▶ [GIVEN REQUEST]: Make an exact copy of all the entries below, with the pictures left out.

[Entries with chart source code]

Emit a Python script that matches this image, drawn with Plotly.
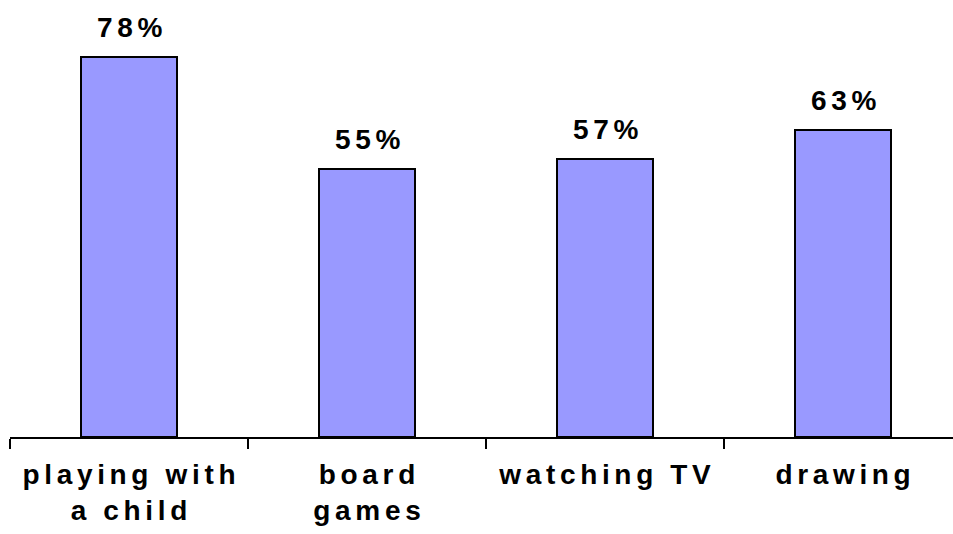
import plotly.graph_objects as go

categories = ["playing with a child", "board games", "watching TV", "drawing"]
tick_lines = [["playing with", "a child"], ["board", "games"], ["watching TV"], ["drawing"]]
values = [78, 55, 57, 63]
value_labels = ["78%", "55%", "57%", "63%"]

SP = "\u2006"


def spaced(s):
    return SP.join(list(s))


ticktext = ["<br>".join(spaced(l) for l in lines) for lines in tick_lines]

FONT = "Arial, Liberation Sans, sans-serif"

fig = go.Figure()
fig.add_trace(go.Bar(
    x=categories,
    y=values,
    width=0.403,
    marker=dict(color="#9999FF", line=dict(color="#000000", width=2)),
    hoverinfo="skip",
))

for c, v, t in zip(categories, values, value_labels):
    fig.add_annotation(
        x=c, y=v, text="<b>" + spaced(t) + "</b>",
        showarrow=False, yanchor="bottom", yshift=12,
        font=dict(family=FONT, size=28, color="#000000"),
    )

fig.update_layout(
    width=953, height=534,
    margin=dict(l=10, r=0, t=0, b=97),
    paper_bgcolor="white", plot_bgcolor="white",
    showlegend=False,
    bargap=0,
    xaxis=dict(
        type="category",
        range=[-0.5, 3.462],
        tickmode="array",
        tickvals=categories,
        ticktext=ticktext,
        tickson="boundaries",
        ticks="outside", ticklen=10, tickwidth=2, tickcolor="#000000",
        ticklabelstandoff=11,
        showline=True, linecolor="#000000", linewidth=2,
        showgrid=False, zeroline=False,
        tickfont=dict(family=FONT, size=28, color="#000000", weight="bold"),
        fixedrange=True,
    ),
    yaxis=dict(
        range=[0, 89.7],
        visible=False,
        showgrid=False, zeroline=False,
        fixedrange=True,
    ),
)

fig.write_html(
    "out.html",
    config={"displayModeBar": False},
    post_script="document.body.style.margin='0';document.body.style.overflow='hidden';",
)
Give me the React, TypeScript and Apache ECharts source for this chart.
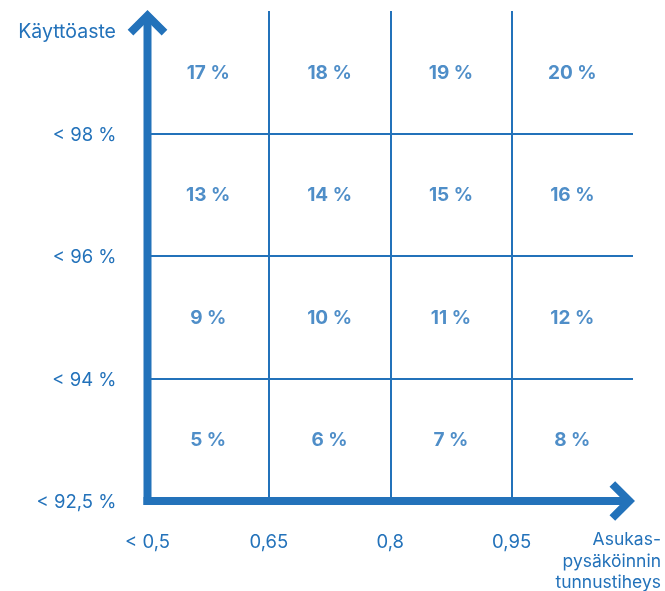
import React, { useEffect, useRef } from "react";
import * as echarts from "echarts";

const xTickLabels = ["< 0,5", "0,65", "0,8", "0,95"];
const yTickLabels = ["< 92,5 %", "< 94 %", "< 96 %", "< 98 %"];
const xCategories = ["0,5–0,65", "0,65–0,8", "0,8–0,95", "0,95–"];
const yCategories = ["92,5–94", "94–96", "96–98", "98–"];
// values per row, bottom row first
const row1 = [5, 6, 7, 8];
const row2 = [9, 10, 11, 12];
const row3 = [13, 14, 15, 16];
const row4 = [17, 18, 19, 20];
const rows = [row1, row2, row3, row4];
const yName = "Käyttöaste";
const xName = "Asukas-\npysäköinnin\ntunnustiheys";

const BLUE = "#2372ba";
const FONT = "Inter";

export default function App() {
  const ref = useRef<HTMLDivElement>(null);
  useEffect(() => {
    if (!ref.current) return;
    const chart = echarts.init(ref.current, null, { renderer: "svg" });
    const data: any[] = [];
    rows.forEach((r, yi) =>
      r.forEach((v, xi) => data.push([xCategories[xi], yCategories[yi], v]))
    );
    const axisLabelBase = {
      color: BLUE,
      fontFamily: FONT,
      fontSize: 18.5,
    };
    chart.setOption({
      animation: false,
      grid: { left: 147.5, right: 32, top: 11, bottom: 90 },
      xAxis: [
        {
          type: "value",
          min: 0,
          max: 4,
          interval: 1,
          axisLine: { show: false },
          axisTick: { show: false },
          axisLabel: {
            ...axisLabelBase,
            margin: 30,
            formatter: (v: number) => xTickLabels[v] ?? "",
          },
          splitLine: {
            show: true,
            showMinLine: false,
            showMaxLine: false,
            lineStyle: { color: BLUE, width: 2 },
          },
        },
        {
          type: "category",
          data: xCategories,
          show: false,
          boundaryGap: true,
        },
      ],
      yAxis: [
        {
          type: "value",
          min: 0,
          max: 4,
          interval: 1,
          axisLine: { show: false },
          axisTick: { show: false },
          axisLabel: {
            ...axisLabelBase,
            margin: 31,
            formatter: (v: number) => yTickLabels[v] ?? "",
          },
          splitLine: {
            show: true,
            showMinLine: false,
            showMaxLine: false,
            lineStyle: { color: BLUE, width: 2 },
          },
        },
        {
          type: "category",
          data: yCategories,
          show: false,
          boundaryGap: true,
        },
      ],
      series: [
        {
          type: "scatter",
          xAxisIndex: 1,
          yAxisIndex: 1,
          symbolSize: 0,
          data,
          label: {
            show: true,
            position: "inside",
            formatter: (p: any) => `${p.value[2]} %`,
            color: BLUE,
            fontFamily: FONT,
            fontSize: 19,
            fontWeight: 700,
          },
        },
      ],
    });
    const o = chart.convertToPixel({ xAxisIndex: 0, yAxisIndex: 0 }, [0, 0]) as number[];
    const t = chart.convertToPixel({ xAxisIndex: 0, yAxisIndex: 0 }, [0, 4]) as number[];
    const r = chart.convertToPixel({ xAxisIndex: 0, yAxisIndex: 0 }, [4, 0]) as number[];
    const W = 8;
    const miter = (W / 2) * Math.SQRT2;
    const arm = 17;
    const yTip = t[1] - 1;
    const xTip = r[0] + 2;
    const yV = yTip + miter;
    const xV = xTip - miter;
    const lineStyle = { stroke: BLUE, lineWidth: W, lineCap: "butt", lineJoin: "miter" };
    chart.setOption({
      graphic: [
        {
          type: "line",
          shape: { x1: o[0], y1: o[1] + W / 2, x2: o[0], y2: yV },
          style: lineStyle,
          z: 10,
        },
        {
          type: "line",
          shape: { x1: o[0] - W / 2, y1: o[1], x2: xV, y2: o[1] },
          style: lineStyle,
          z: 10,
        },
        {
          type: "polyline",
          shape: {
            points: [
              [o[0] - arm, yV + arm],
              [o[0], yV],
              [o[0] + arm, yV + arm],
            ],
          },
          style: { ...lineStyle, fill: null },
          z: 10,
        },
        {
          type: "polyline",
          shape: {
            points: [
              [xV - arm, o[1] - arm],
              [xV, o[1]],
              [xV - arm, o[1] + arm],
            ],
          },
          style: { ...lineStyle, fill: null },
          z: 10,
        },
        {
          type: "text",
          x: 116,
          y: 31,
          style: {
            text: yName,
            fill: BLUE,
            font: `19.5px ${FONT}`,
            textAlign: "right",
            textVerticalAlign: "middle",
          },
        },
        {
          type: "text",
          x: 661,
          y: 528,
          style: {
            text: xName,
            fill: BLUE,
            font: `17.5px ${FONT}`,
            lineHeight: 21.5,
            textAlign: "right",
            textVerticalAlign: "top",
          },
        },
      ],
    });
    return () => chart.dispose();
  }, []);
  return (
    <div
      ref={ref}
      style={{ position: "fixed", left: 0, top: 0, width: 665, height: 591 }}
    />
  );
}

▶ [RESPONSE TO THE EXERCISE]:
Emit a Python script that matches this image, drawn with Plotly.
import plotly.graph_objects as go

categories = ["playing with a child", "board games", "watching TV", "drawing"]
tick_lines = [["playing with", "a child"], ["board", "games"], ["watching TV"], ["drawing"]]
values = [78, 55, 57, 63]
value_labels = ["78%", "55%", "57%", "63%"]

SP = "\u2006"


def spaced(s):
    return SP.join(list(s))


ticktext = ["<br>".join(spaced(l) for l in lines) for lines in tick_lines]

FONT = "Arial, Liberation Sans, sans-serif"

fig = go.Figure()
fig.add_trace(go.Bar(
    x=categories,
    y=values,
    width=0.403,
    marker=dict(color="#9999FF", line=dict(color="#000000", width=2)),
    hoverinfo="skip",
))

for c, v, t in zip(categories, values, value_labels):
    fig.add_annotation(
        x=c, y=v, text="<b>" + spaced(t) + "</b>",
        showarrow=False, yanchor="bottom", yshift=12,
        font=dict(family=FONT, size=28, color="#000000"),
    )

fig.update_layout(
    width=953, height=534,
    margin=dict(l=10, r=0, t=0, b=97),
    paper_bgcolor="white", plot_bgcolor="white",
    showlegend=False,
    bargap=0,
    xaxis=dict(
        type="category",
        range=[-0.5, 3.462],
        tickmode="array",
        tickvals=categories,
        ticktext=ticktext,
        tickson="boundaries",
        ticks="outside", ticklen=10, tickwidth=2, tickcolor="#000000",
        ticklabelstandoff=11,
        showline=True, linecolor="#000000", linewidth=2,
        showgrid=False, zeroline=False,
        tickfont=dict(family=FONT, size=28, color="#000000", weight="bold"),
        fixedrange=True,
    ),
    yaxis=dict(
        range=[0, 89.7],
        visible=False,
        showgrid=False, zeroline=False,
        fixedrange=True,
    ),
)

fig.write_html(
    "out.html",
    config={"displayModeBar": False},
    post_script="document.body.style.margin='0';document.body.style.overflow='hidden';",
)
Give me the React, TypeScript and Apache ECharts source for this chart.
import React, { useEffect, useRef } from "react";
import * as echarts from "echarts";

const xTickLabels = ["< 0,5", "0,65", "0,8", "0,95"];
const yTickLabels = ["< 92,5 %", "< 94 %", "< 96 %", "< 98 %"];
const xCategories = ["0,5–0,65", "0,65–0,8", "0,8–0,95", "0,95–"];
const yCategories = ["92,5–94", "94–96", "96–98", "98–"];
// values per row, bottom row first
const row1 = [5, 6, 7, 8];
const row2 = [9, 10, 11, 12];
const row3 = [13, 14, 15, 16];
const row4 = [17, 18, 19, 20];
const rows = [row1, row2, row3, row4];
const yName = "Käyttöaste";
const xName = "Asukas-\npysäköinnin\ntunnustiheys";

const BLUE = "#2372ba";
const FONT = "Inter";

export default function App() {
  const ref = useRef<HTMLDivElement>(null);
  useEffect(() => {
    if (!ref.current) return;
    const chart = echarts.init(ref.current, null, { renderer: "svg" });
    const data: any[] = [];
    rows.forEach((r, yi) =>
      r.forEach((v, xi) => data.push([xCategories[xi], yCategories[yi], v]))
    );
    const axisLabelBase = {
      color: BLUE,
      fontFamily: FONT,
      fontSize: 18.5,
    };
    chart.setOption({
      animation: false,
      grid: { left: 147.5, right: 32, top: 11, bottom: 90 },
      xAxis: [
        {
          type: "value",
          min: 0,
          max: 4,
          interval: 1,
          axisLine: { show: false },
          axisTick: { show: false },
          axisLabel: {
            ...axisLabelBase,
            margin: 30,
            formatter: (v: number) => xTickLabels[v] ?? "",
          },
          splitLine: {
            show: true,
            showMinLine: false,
            showMaxLine: false,
            lineStyle: { color: BLUE, width: 2 },
          },
        },
        {
          type: "category",
          data: xCategories,
          show: false,
          boundaryGap: true,
        },
      ],
      yAxis: [
        {
          type: "value",
          min: 0,
          max: 4,
          interval: 1,
          axisLine: { show: false },
          axisTick: { show: false },
          axisLabel: {
            ...axisLabelBase,
            margin: 31,
            formatter: (v: number) => yTickLabels[v] ?? "",
          },
          splitLine: {
            show: true,
            showMinLine: false,
            showMaxLine: false,
            lineStyle: { color: BLUE, width: 2 },
          },
        },
        {
          type: "category",
          data: yCategories,
          show: false,
          boundaryGap: true,
        },
      ],
      series: [
        {
          type: "scatter",
          xAxisIndex: 1,
          yAxisIndex: 1,
          symbolSize: 0,
          data,
          label: {
            show: true,
            position: "inside",
            formatter: (p: any) => `${p.value[2]} %`,
            color: BLUE,
            fontFamily: FONT,
            fontSize: 19,
            fontWeight: 700,
          },
        },
      ],
    });
    const o = chart.convertToPixel({ xAxisIndex: 0, yAxisIndex: 0 }, [0, 0]) as number[];
    const t = chart.convertToPixel({ xAxisIndex: 0, yAxisIndex: 0 }, [0, 4]) as number[];
    const r = chart.convertToPixel({ xAxisIndex: 0, yAxisIndex: 0 }, [4, 0]) as number[];
    const W = 8;
    const miter = (W / 2) * Math.SQRT2;
    const arm = 17;
    const yTip = t[1] - 1;
    const xTip = r[0] + 2;
    const yV = yTip + miter;
    const xV = xTip - miter;
    const lineStyle = { stroke: BLUE, lineWidth: W, lineCap: "butt", lineJoin: "miter" };
    chart.setOption({
      graphic: [
        {
          type: "line",
          shape: { x1: o[0], y1: o[1] + W / 2, x2: o[0], y2: yV },
          style: lineStyle,
          z: 10,
        },
        {
          type: "line",
          shape: { x1: o[0] - W / 2, y1: o[1], x2: xV, y2: o[1] },
          style: lineStyle,
          z: 10,
        },
        {
          type: "polyline",
          shape: {
            points: [
              [o[0] - arm, yV + arm],
              [o[0], yV],
              [o[0] + arm, yV + arm],
            ],
          },
          style: { ...lineStyle, fill: null },
          z: 10,
        },
        {
          type: "polyline",
          shape: {
            points: [
              [xV - arm, o[1] - arm],
              [xV, o[1]],
              [xV - arm, o[1] + arm],
            ],
          },
          style: { ...lineStyle, fill: null },
          z: 10,
        },
        {
          type: "text",
          x: 116,
          y: 31,
          style: {
            text: yName,
            fill: BLUE,
            font: `19.5px ${FONT}`,
            textAlign: "right",
            textVerticalAlign: "middle",
          },
        },
        {
          type: "text",
          x: 661,
          y: 528,
          style: {
            text: xName,
            fill: BLUE,
            font: `17.5px ${FONT}`,
            lineHeight: 21.5,
            textAlign: "right",
            textVerticalAlign: "top",
          },
        },
      ],
    });
    return () => chart.dispose();
  }, []);
  return (
    <div
      ref={ref}
      style={{ position: "fixed", left: 0, top: 0, width: 665, height: 591 }}
    />
  );
}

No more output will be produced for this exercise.